Exercise task:
Take the lines from the top down to and including the one with "import matplotlib.pyplot as plt" and repeat them exactly. Omit images.

>> begin

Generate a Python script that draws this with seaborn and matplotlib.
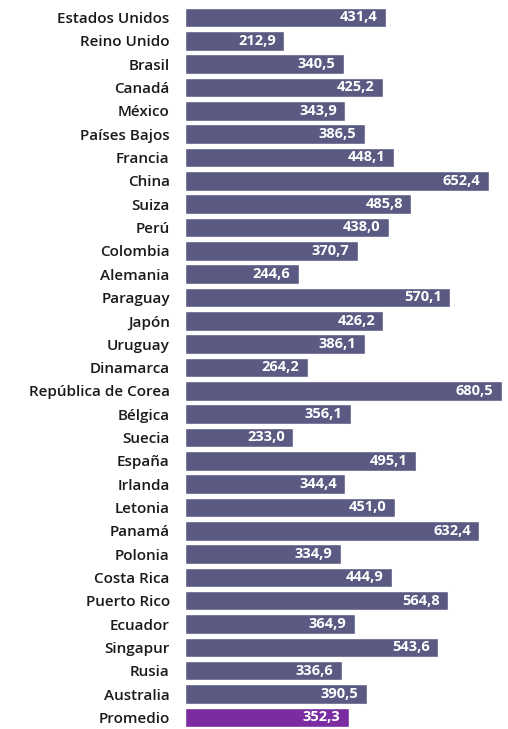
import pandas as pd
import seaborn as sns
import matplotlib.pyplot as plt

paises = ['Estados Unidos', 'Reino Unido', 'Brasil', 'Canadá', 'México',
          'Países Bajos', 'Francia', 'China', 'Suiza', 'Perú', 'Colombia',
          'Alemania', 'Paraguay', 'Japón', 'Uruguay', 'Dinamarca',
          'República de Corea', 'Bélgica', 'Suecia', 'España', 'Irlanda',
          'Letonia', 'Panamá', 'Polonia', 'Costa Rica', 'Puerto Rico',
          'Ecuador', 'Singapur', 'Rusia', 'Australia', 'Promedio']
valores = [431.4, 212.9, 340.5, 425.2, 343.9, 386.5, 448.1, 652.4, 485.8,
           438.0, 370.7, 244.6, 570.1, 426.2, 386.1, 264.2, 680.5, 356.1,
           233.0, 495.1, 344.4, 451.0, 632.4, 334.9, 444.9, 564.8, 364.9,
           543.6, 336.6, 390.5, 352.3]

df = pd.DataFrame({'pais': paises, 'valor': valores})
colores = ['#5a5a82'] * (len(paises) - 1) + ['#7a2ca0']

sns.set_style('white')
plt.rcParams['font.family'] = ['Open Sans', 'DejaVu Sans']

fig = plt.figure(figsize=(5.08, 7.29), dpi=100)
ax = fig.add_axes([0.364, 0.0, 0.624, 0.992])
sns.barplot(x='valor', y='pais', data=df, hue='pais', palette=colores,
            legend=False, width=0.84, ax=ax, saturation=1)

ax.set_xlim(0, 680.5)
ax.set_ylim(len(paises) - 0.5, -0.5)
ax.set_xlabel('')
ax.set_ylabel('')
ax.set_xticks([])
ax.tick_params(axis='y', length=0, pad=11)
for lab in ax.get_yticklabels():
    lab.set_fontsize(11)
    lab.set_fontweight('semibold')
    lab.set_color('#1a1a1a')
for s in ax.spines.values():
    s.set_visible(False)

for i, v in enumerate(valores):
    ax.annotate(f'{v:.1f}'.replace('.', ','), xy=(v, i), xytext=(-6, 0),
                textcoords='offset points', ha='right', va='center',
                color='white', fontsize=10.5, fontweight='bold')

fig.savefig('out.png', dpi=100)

>> end

Task output:
Generate a Python script that draws this with seaborn and matplotlib.
import pandas as pd
import seaborn as sns
import matplotlib.pyplot as plt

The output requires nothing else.